— Start of Supplied data —

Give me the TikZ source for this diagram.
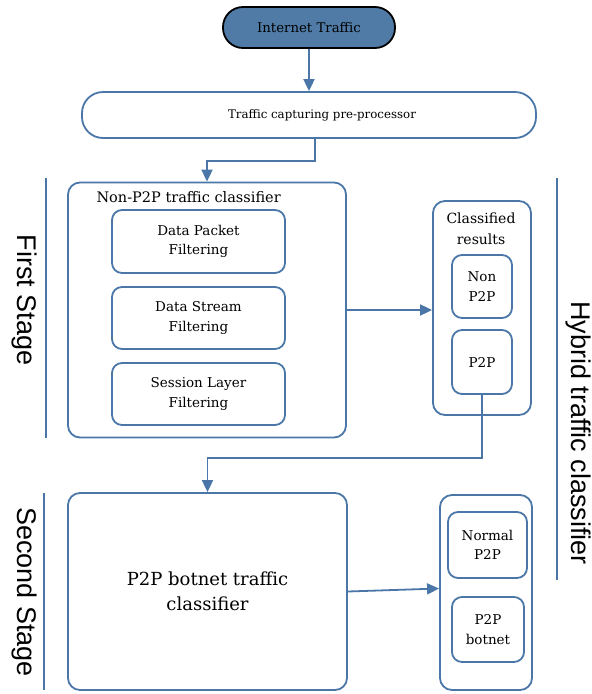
\documentclass[tikz,border=0pt]{standalone}
\usepackage{fontspec}
\setmainfont{DejaVu Serif}
\newfontfamily\sidefont{Liberation Sans}
\usepackage{xcolor}
\usetikzlibrary{shapes,arrows,arrows.meta}
\usetikzlibrary{positioning}

\definecolor{lineblue}{RGB}{74,119,168}
\definecolor{pillblue}{RGB}{79,123,166}

\tikzset{
    box/.style={draw=lineblue, line width=1.8pt, rounded corners=12pt,
        align=center, inner sep=0pt},
    inbox/.style={box, rounded corners=10pt},
    small/.style={font=\fontsize{13.5}{19.5}\selectfont},
    flow/.style={-{Triangle[length=12pt,width=11pt]}, draw=lineblue,
        line width=1.8pt},
    link/.style={draw=lineblue, line width=1.8pt},
    stage/.style={font=\sidefont\fontsize{27}{30}\selectfont, rotate=-90}
}

\begin{document}
\begin{tikzpicture}[x=1pt, y=-1pt]

    \useasboundingbox (0,0) rectangle (592,694);

    \node[draw=black, line width=1.8pt, fill=pillblue, rounded corners=20pt,
        minimum width=172pt, minimum height=41pt,
        font=\fontsize{13.3}{16}\selectfont]
        (inet) at (309,27.5) {Internet Traffic};
    \node[box, rounded corners=21pt, minimum width=454pt, minimum height=46pt]
        (cap) at (309,115) {};
    \node[font=\fontsize{11.8}{14}\selectfont]
        (captext) at (322,115) {Traffic capturing pre-processor};

    % first stage
    \node[box, minimum width=278pt, minimum height=255pt]
        (nonp) at (207,310) {};
    \node[font=\fontsize{14.5}{17}\selectfont, anchor=west]
        (nonptitle) at (93,197) {Non-P2P traffic classifier};
    \node[inbox, small, minimum width=173pt, minimum height=63pt]
        (packet) at (198.5,241.5) {Data Packet\\Filtering};
    \node[inbox, small, minimum width=173pt, minimum height=62pt]
        (stream) at (198.5,318) {Data Stream\\Filtering};
    \node[inbox, small, minimum width=173pt, minimum height=62pt]
        (session) at (198.5,394) {Session Layer\\Filtering};

    \node[box, minimum width=98pt, minimum height=214pt]
        (res) at (482,308) {};
    \node[font=\fontsize{14}{21}\selectfont, align=center]
        (restitle) at (481,229) {Classified\\results};
    \node[inbox, small, minimum width=60pt, minimum height=63pt]
        (nonpp) at (482,286.5) {Non\\P2P};
    \node[inbox, small, minimum width=60pt, minimum height=64pt]
        (pp) at (482,362) {P2P};

    % second stage
    \node[box, minimum width=279pt, minimum height=197pt,
        font=\fontsize{18}{25}\selectfont]
        (bot) at (207.5,591.5) {P2P botnet traffic\\classifier};
    \node[box, minimum width=92pt, minimum height=195pt]
        (out) at (486,592.5) {};
    \node[inbox, small, minimum width=79pt, minimum height=66pt]
        (normal) at (487.5,545) {Normal\\P2P};
    \node[inbox, small, minimum width=72pt, minimum height=65pt]
        (botnet) at (488,629.5) {P2P\\botnet};

    % side labels
    \coordinate (fa) at (46,178);
    \coordinate (fb) at (46,438);
    \coordinate (sa) at (44,493);
    \coordinate (sb) at (44,690);
    \coordinate (ha) at (557,178);
    \coordinate (hb) at (557,580);
    \draw[link] (fa) -- (fb);
    \draw[link] (sa) -- (sb);
    \draw[link] (ha) -- (hb);
    \node[stage] (first) at (24,300) {First Stage};
    \node[stage] (second) at (24,592) {Second Stage};
    \node[stage] (hybrid) at (578,433) {Hybrid traffic classifier};

    % connectors
    \draw[flow] (inet.south) -- (cap.north);
    \draw[flow] ([xshift=6pt]cap.south) |- ++(0,22) -| (nonp.north);
    \draw[flow] (nonp.east) -- (nonp.east -| res.west);
    \draw[flow] (pp.south) |- ++(0,63) -| (bot.north);
    \draw[flow] (bot.east) -- ([yshift=4pt]out.west);

\end{tikzpicture}
\end{document}
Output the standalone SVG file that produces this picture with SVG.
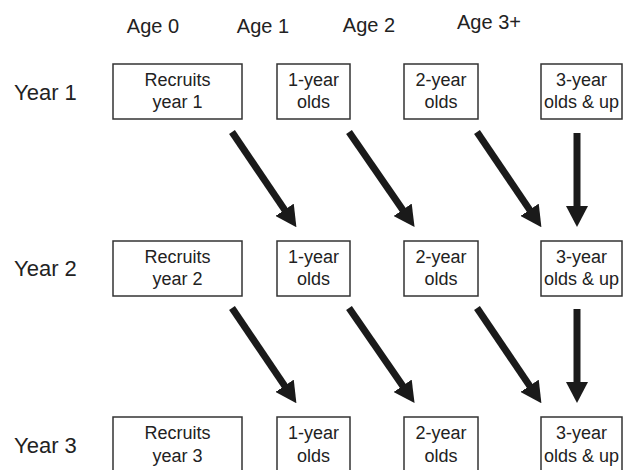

— End of Supplied data —

→ **Set exercise**: From the opening line of the listing above through the line bearing "(captext) at (322,115)", repeat each line exactly. Drop every picture.

→ **Right answer**:
Give me the TikZ source for this diagram.
\documentclass[tikz,border=0pt]{standalone}
\usepackage{fontspec}
\setmainfont{DejaVu Serif}
\newfontfamily\sidefont{Liberation Sans}
\usepackage{xcolor}
\usetikzlibrary{shapes,arrows,arrows.meta}
\usetikzlibrary{positioning}

\definecolor{lineblue}{RGB}{74,119,168}
\definecolor{pillblue}{RGB}{79,123,166}

\tikzset{
    box/.style={draw=lineblue, line width=1.8pt, rounded corners=12pt,
        align=center, inner sep=0pt},
    inbox/.style={box, rounded corners=10pt},
    small/.style={font=\fontsize{13.5}{19.5}\selectfont},
    flow/.style={-{Triangle[length=12pt,width=11pt]}, draw=lineblue,
        line width=1.8pt},
    link/.style={draw=lineblue, line width=1.8pt},
    stage/.style={font=\sidefont\fontsize{27}{30}\selectfont, rotate=-90}
}

\begin{document}
\begin{tikzpicture}[x=1pt, y=-1pt]

    \useasboundingbox (0,0) rectangle (592,694);

    \node[draw=black, line width=1.8pt, fill=pillblue, rounded corners=20pt,
        minimum width=172pt, minimum height=41pt,
        font=\fontsize{13.3}{16}\selectfont]
        (inet) at (309,27.5) {Internet Traffic};
    \node[box, rounded corners=21pt, minimum width=454pt, minimum height=46pt]
        (cap) at (309,115) {};
    \node[font=\fontsize{11.8}{14}\selectfont]
        (captext) at (322,115) {Traffic capturing pre-processor};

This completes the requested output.